Over the past year, nearly 3,800 incidents of name-calling, shunning and assault against Asian Americans and Pacific Islanders have been reported to Stop AAPI Hate. How should we as Christians understand this dramatic increase of violence against Asian Americans? How did we get here? In Today’s Conversation podcast, Raymond Chang traces anti-Asian sentiment and actions through U.S. history, and offers a mini-cultural sensitivity training to listeners.

In this podcast hosted by NAE President Walter Kim, you’ll also gain understanding on:

  • How the model minority myth and perpetual foreigner syndrome affect Asian Americans today;
  • What unique contributions Asian Americans offer the Church;
  • How to love and care for Asian American friends and neighbors; and
  • A word of encouragement for those who are weary from the heaviness of racial injustice and other societal and personal tragedies.
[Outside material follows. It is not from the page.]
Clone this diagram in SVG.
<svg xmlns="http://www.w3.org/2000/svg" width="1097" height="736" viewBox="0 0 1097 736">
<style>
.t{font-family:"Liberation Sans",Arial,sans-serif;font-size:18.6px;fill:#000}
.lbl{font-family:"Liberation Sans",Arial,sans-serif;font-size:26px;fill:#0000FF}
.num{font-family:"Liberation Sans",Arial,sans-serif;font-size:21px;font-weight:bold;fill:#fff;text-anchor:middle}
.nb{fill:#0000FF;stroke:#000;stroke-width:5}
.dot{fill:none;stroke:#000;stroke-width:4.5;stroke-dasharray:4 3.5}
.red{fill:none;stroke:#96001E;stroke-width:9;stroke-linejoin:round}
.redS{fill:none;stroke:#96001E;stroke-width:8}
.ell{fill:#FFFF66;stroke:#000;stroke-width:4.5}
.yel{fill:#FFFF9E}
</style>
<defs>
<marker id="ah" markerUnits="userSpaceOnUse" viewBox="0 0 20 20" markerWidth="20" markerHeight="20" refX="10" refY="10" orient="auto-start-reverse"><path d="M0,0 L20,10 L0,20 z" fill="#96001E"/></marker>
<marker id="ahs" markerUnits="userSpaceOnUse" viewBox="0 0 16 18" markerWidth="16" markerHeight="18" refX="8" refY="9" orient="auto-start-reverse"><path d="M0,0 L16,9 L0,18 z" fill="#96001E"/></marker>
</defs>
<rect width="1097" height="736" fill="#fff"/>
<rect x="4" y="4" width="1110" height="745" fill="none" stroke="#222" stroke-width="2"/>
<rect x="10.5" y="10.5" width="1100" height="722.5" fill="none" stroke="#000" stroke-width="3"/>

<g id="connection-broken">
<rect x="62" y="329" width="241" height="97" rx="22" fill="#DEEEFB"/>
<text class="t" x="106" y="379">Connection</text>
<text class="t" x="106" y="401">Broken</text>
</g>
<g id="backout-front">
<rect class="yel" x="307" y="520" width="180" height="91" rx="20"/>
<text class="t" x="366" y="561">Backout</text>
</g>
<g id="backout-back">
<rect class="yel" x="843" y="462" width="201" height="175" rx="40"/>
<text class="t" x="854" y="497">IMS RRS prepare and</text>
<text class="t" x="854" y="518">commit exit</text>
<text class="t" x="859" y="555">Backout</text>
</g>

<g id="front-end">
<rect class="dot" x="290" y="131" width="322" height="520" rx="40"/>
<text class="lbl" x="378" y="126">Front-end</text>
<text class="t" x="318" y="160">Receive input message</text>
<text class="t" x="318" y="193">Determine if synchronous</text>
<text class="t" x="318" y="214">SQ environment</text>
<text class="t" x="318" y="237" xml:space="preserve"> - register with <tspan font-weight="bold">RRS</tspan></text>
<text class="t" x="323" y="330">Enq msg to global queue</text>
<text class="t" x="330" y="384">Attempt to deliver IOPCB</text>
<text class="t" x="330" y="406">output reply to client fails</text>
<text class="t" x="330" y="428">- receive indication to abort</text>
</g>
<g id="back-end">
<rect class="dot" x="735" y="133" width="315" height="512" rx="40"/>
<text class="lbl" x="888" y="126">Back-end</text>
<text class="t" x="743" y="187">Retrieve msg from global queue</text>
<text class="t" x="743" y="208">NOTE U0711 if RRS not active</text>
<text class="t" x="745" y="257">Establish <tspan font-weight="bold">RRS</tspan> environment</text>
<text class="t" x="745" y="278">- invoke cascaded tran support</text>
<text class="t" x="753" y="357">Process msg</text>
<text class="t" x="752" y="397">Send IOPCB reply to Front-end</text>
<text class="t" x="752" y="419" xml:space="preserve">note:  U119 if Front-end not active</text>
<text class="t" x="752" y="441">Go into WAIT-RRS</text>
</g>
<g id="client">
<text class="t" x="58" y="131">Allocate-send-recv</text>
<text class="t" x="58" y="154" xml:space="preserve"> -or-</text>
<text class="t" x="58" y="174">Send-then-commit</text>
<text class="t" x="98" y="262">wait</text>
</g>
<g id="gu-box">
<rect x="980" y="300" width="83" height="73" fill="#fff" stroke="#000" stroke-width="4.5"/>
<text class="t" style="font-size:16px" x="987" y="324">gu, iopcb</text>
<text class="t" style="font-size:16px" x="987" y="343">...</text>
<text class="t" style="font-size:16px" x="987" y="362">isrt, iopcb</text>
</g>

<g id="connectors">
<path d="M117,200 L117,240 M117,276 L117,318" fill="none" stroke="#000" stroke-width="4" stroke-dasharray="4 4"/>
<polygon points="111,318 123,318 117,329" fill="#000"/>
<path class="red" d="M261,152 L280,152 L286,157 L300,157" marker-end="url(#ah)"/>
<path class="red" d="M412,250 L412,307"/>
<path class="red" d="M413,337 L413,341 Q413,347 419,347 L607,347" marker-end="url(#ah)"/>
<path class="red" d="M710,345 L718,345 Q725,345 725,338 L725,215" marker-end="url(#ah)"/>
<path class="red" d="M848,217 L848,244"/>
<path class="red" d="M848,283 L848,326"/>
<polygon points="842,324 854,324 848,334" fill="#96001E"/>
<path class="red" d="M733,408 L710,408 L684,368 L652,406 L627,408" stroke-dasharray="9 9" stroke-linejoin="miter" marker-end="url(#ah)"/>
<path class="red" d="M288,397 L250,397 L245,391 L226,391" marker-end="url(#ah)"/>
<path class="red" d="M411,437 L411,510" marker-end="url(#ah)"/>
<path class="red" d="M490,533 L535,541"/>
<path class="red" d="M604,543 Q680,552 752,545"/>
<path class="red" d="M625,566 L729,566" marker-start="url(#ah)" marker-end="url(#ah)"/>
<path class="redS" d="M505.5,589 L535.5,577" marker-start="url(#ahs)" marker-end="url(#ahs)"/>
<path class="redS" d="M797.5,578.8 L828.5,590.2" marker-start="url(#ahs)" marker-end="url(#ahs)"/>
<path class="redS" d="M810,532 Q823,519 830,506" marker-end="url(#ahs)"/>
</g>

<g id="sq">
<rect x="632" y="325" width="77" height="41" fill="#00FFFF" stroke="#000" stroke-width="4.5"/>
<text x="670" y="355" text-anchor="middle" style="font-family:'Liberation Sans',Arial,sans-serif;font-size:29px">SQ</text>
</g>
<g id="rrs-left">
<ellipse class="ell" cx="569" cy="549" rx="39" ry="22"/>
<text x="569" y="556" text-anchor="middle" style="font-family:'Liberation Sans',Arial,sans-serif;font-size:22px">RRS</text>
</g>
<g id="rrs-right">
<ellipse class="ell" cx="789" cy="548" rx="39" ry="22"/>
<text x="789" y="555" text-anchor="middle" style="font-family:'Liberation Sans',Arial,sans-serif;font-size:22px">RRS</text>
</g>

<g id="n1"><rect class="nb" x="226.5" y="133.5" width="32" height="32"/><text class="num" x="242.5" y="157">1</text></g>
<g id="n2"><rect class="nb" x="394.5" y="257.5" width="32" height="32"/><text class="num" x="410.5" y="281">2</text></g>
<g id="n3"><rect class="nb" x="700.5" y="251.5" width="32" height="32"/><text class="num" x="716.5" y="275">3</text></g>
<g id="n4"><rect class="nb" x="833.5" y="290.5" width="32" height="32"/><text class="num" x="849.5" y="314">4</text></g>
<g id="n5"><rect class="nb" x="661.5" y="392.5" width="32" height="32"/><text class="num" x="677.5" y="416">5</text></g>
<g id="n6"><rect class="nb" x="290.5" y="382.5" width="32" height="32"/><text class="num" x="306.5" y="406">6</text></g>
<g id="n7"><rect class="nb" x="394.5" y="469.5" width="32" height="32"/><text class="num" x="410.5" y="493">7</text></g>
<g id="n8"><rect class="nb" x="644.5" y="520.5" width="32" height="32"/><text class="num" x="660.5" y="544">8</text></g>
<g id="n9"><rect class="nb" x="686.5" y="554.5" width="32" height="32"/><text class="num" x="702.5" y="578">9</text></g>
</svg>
Read a Portion of the Transcript

Walter: Part of sensitivity training, of course, is awareness of this history of the model minority and perpetual foreigner myths, but you’ve also alluded to something way beyond cultural sensitivity training. You’ve alluded to the life, death and resurrection of Jesus; you’ve alluded to the power of the Holy Spirit to transform. In your role at Wheaton in areas of discipleship as campus minister, what is a Christian response in terms of a deeper discipleship in this area?

Raymond: Because we are working in a world where sin loves to wreak havoc — it loves to establish patterns that harm people and divide people including Christians — and where race and racism have been significant forces in our formation is why so much of the church in the United States is divided especially along racial lines.

You see that in the ways that we vote — which everyone has the right to vote their conscience — but it’s interesting our votes are often tied with our race more than our faith and that we use apologetics to defend a particular partisan position instead of actually seeing that both parties are completely flawed in the country as well as the ways that no party actually represents Jesus and his kingdom fully.

One of the things that I am finding over and over, including at my work at Wheaton, is that many of the students come in seeking to be a part of a kingdom community that’s very diverse and that celebrates all the contributions that God has instilled within each people group with each community, and yet find it very difficult that some groups are more exclusionary than other groups and maintain harmful stereotypes because they often come from homogenous churches and homogenous upbringings.

I do think that we need to have a race-conscious and gender-conscious discipleship so that we don’t perpetuate the harms that we are seeing throughout society.